==== STORED ROWS ====

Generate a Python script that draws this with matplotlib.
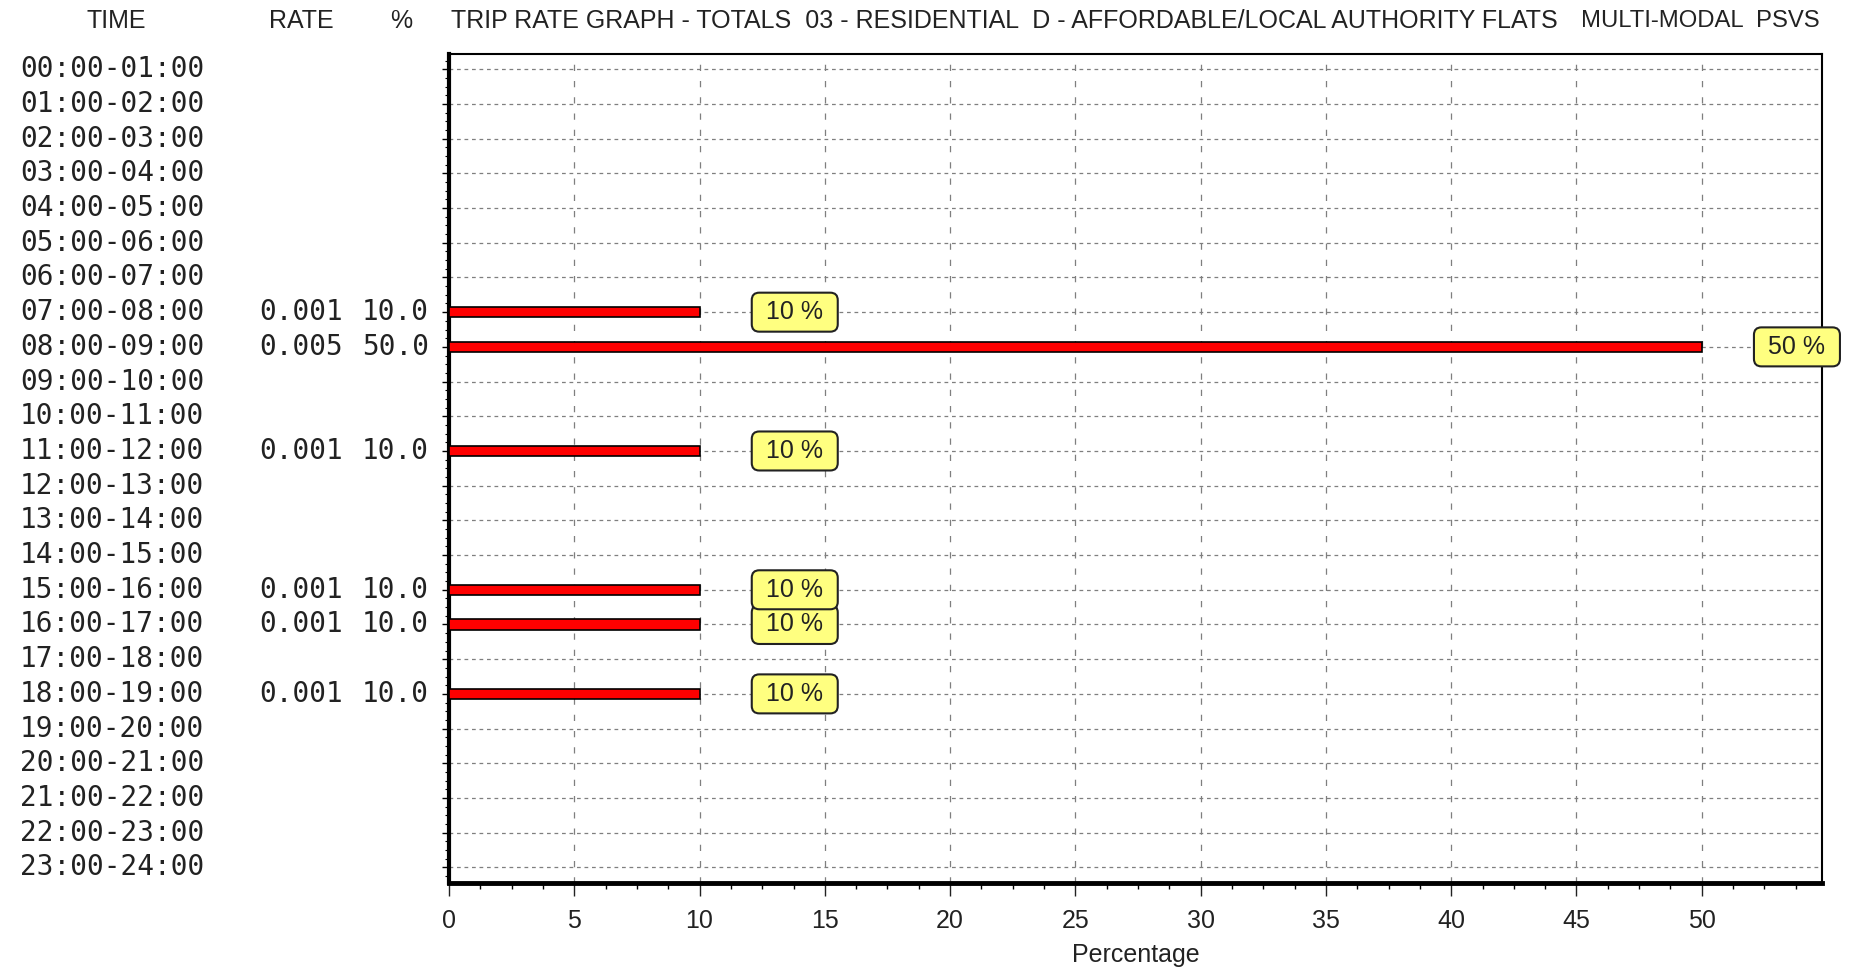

====
==== STORED ROWS ====

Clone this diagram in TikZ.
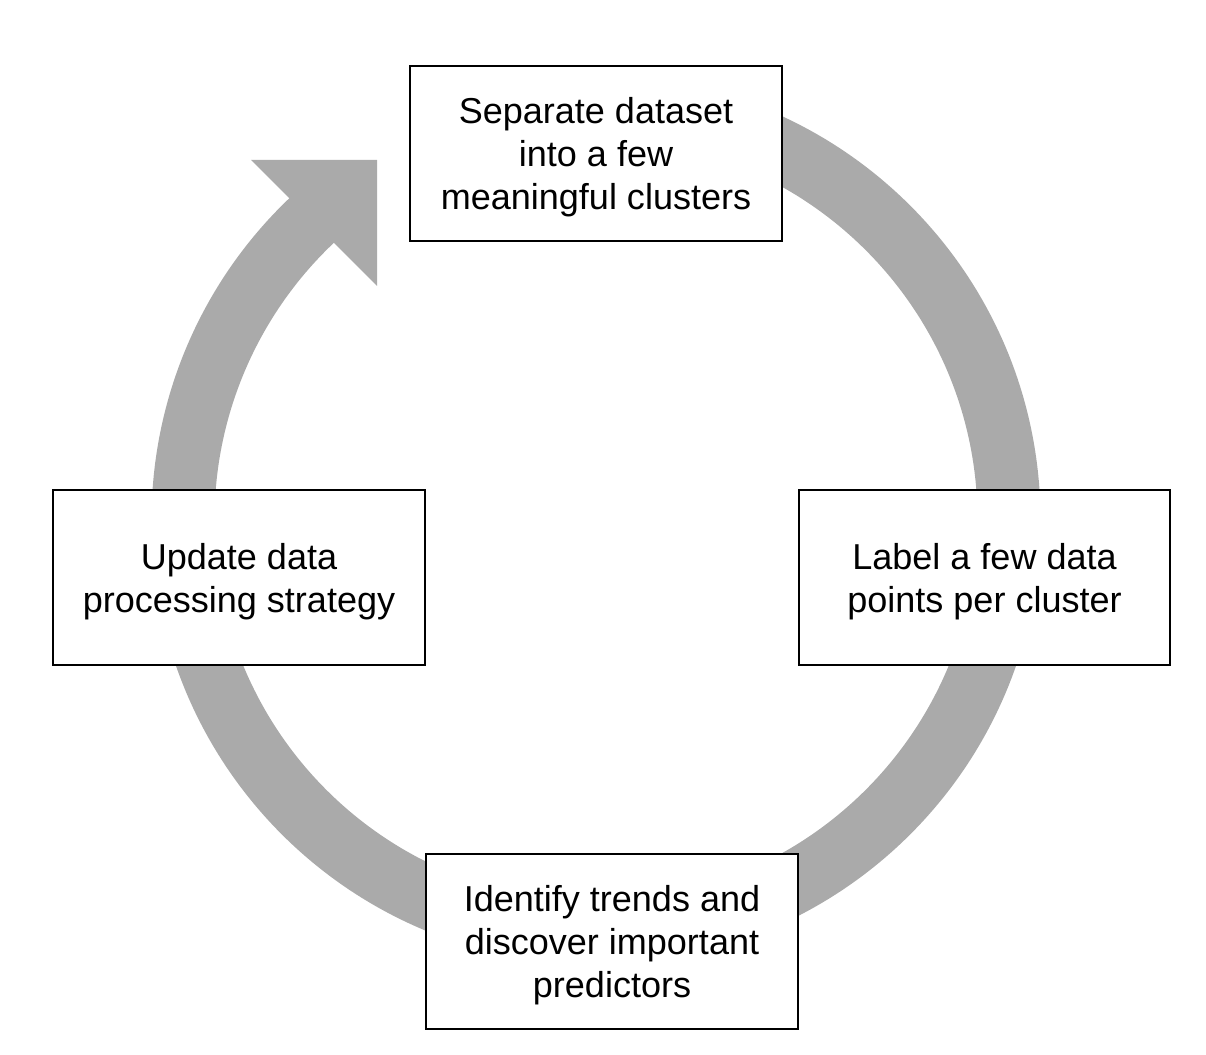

====
==== STORED ROWS ====

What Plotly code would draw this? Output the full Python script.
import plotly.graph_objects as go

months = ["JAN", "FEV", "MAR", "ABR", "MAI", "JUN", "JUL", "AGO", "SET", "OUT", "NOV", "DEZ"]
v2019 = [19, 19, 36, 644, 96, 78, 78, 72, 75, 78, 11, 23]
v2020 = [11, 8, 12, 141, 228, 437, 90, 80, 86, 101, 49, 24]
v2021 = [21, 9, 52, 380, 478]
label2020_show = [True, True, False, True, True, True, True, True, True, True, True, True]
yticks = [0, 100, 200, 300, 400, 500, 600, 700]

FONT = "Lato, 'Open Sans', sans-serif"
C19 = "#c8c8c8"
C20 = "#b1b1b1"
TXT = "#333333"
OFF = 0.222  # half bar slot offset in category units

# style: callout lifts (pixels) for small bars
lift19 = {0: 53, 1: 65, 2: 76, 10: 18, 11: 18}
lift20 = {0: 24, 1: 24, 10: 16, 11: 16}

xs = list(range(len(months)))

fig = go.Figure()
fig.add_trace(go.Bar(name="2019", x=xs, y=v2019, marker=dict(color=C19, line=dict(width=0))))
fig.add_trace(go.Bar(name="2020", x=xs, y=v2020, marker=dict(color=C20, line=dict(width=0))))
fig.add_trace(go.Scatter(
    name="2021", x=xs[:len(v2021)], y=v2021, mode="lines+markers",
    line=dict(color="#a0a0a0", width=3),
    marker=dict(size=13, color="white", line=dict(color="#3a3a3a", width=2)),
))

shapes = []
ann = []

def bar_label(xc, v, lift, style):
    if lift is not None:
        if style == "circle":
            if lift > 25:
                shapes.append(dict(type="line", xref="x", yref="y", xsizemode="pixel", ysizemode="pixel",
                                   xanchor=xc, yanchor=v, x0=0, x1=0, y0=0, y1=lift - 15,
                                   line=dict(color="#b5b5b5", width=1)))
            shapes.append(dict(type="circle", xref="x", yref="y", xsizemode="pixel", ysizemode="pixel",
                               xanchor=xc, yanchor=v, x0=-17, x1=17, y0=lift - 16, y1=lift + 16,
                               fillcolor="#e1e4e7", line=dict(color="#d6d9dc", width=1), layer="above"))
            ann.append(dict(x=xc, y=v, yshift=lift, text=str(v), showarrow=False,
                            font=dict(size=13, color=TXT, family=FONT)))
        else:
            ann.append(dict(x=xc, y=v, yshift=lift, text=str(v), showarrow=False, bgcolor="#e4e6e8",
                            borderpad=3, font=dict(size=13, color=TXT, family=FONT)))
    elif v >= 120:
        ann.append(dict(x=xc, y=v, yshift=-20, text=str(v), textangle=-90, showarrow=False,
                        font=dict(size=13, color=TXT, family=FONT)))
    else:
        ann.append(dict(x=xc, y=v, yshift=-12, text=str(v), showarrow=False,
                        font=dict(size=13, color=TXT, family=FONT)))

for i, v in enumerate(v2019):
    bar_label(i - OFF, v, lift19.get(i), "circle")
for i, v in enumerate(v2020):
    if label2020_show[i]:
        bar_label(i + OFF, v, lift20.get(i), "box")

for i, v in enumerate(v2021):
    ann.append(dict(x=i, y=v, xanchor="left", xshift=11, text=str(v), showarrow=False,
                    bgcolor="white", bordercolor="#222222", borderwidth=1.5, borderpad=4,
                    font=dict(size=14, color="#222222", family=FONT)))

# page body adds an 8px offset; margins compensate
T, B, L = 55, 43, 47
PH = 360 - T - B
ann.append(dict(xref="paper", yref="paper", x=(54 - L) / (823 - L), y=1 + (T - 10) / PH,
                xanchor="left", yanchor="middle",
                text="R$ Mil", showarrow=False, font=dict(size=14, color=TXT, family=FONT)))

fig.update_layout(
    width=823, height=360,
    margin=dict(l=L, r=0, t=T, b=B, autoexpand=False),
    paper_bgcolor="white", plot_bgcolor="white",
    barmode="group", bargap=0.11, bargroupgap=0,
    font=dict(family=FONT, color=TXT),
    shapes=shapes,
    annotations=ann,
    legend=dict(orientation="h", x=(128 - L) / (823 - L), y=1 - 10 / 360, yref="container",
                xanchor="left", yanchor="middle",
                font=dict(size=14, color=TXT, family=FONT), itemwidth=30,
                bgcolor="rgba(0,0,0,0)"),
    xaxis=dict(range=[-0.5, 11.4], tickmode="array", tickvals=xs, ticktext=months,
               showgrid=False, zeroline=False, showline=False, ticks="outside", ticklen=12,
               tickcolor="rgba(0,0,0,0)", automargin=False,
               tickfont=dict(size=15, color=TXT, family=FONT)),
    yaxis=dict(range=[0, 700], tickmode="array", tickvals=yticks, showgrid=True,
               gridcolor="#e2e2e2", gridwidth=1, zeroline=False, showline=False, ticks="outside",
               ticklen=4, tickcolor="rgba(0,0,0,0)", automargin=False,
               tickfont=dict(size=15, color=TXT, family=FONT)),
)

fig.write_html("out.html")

====

(TASK DETAILS):
The lines to extract from the data above begin with the line containing "What Plotly code" and end with the line containing "import plotly.graph_objects as go". Extract them exactly, including both.

(WRITTEN RESPONSE):
What Plotly code would draw this? Output the full Python script.
import plotly.graph_objects as go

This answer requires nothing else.